Cuenta la leyenda que en la península de Anatolia había un monasterio en el que tenían un nudo que no había conseguido deshacer nadie. Se decía, por entonces, que quien consiguiese deshacerlo sería el conquistador del mundo.
Allí llegó Alejandro Magno, después de varias victorias extraordinarias y que ya había sido declarado como dios en alguna de sus conquistas, como por ejemplo en Egipto. La leyenda del nudo gordiano llegó a oídos de sus generales que decidieron aprovecharla para allanarse el camino en las siguientes batallas. Si Alejandro conseguía deshacer el nudo, sus futuros enemigos tendrían más miedo a presentar batalla.
Por tanto lo llevaron al monasterio, donde se enfrentó al dichoso nudo. Os podéis imaginar la escena, rodeado de sacerdotes y de sus generales, atentos todos a cada uno de sus intentos. Unos, deseosos de que consiguiese deshacerlo, otros esperanzados de que no lo lograra, ya que si eso ocurría, se pondría fin a la leyenda.
Alejandro, debía estar agobiado por tener que salir triunfador de una situación que no había buscado, y bajo la presión de las expectativas y deseos de los que le observan.
Desde luego, cuando hay un nudo que no han conseguido deshacer antes muchos otros, debe ser por algo... Parece que Alejandro no debía ser tan Divino a pesar de la proclamación de algunos interesados sacerdotes y de la educación tutelada por Aristóteles, ya que no conseguía deshacer el nudo. Podía ver la satisfacción de los monjes y la decepción de sus generales.

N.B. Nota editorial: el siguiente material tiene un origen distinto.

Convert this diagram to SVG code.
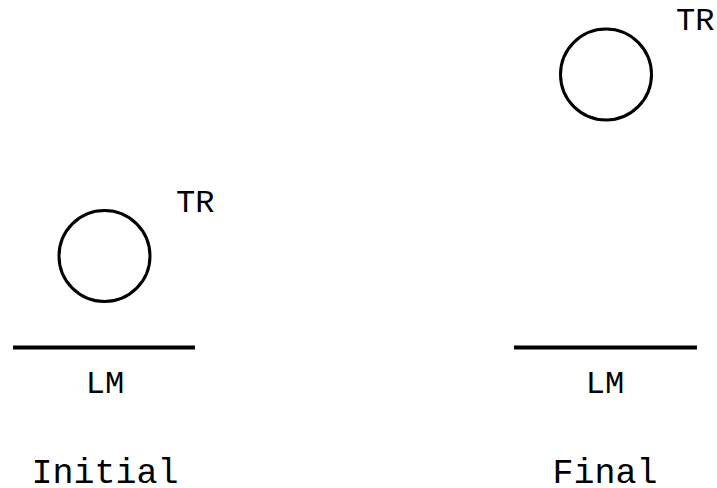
<svg xmlns="http://www.w3.org/2000/svg" width="717" height="488" viewBox="0 0 717 488">
<style>
.t{font-family:"Liberation Mono","Courier New",monospace;font-size:32px;fill:#000}
.h{font-family:"Liberation Mono","Courier New",monospace;font-size:35px;fill:#000}
.c{fill:none;stroke:#000;stroke-width:3}
.l{stroke:#000;stroke-width:4}
</style>
<rect width="717" height="488" fill="#fff"/>
<g id="initial">
<g id="tr-initial"><circle class="c" cx="104.5" cy="256" r="45.5"/><text class="t" x="176" y="212">TR</text></g>
<g id="lm-initial"><line class="l" x1="13" y1="347.5" x2="195" y2="347.5"/><text class="t" x="105" y="393" text-anchor="middle">LM</text></g>
<text class="h" x="105" y="483" text-anchor="middle">Initial</text>
</g>
<g id="final">
<g id="tr-final"><circle class="c" cx="606" cy="74.5" r="45.5"/><text class="t" x="676" y="30">TR</text></g>
<g id="lm-final"><line class="l" x1="514" y1="347.5" x2="697" y2="347.5"/><text class="t" x="605" y="393" text-anchor="middle">LM</text></g>
<text class="h" x="605" y="483" text-anchor="middle">Final</text>
</g>
<g id="connectors"/>
</svg>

Pero uno puede no ser divino y sí ser capaz de pensar con rapidez y buscar alternativas creativas en situaciones de crisis. Esta fue la gran capacidad de Alejandro Magno.
De forma que, en un solo gesto, desenvainó y cortó el nudo con su espada. El nudo cayó al suelo.
Desde luego las interpretaciones de los generales y de los monjes difirieron profundamente, pero lo cierto es que el nudo había pasado a ser historia. No podía rehacerse.
La pregunta que me hago yo es, ¿Por qué no somos capaces de hacer lo mismo con los nudos emocionales?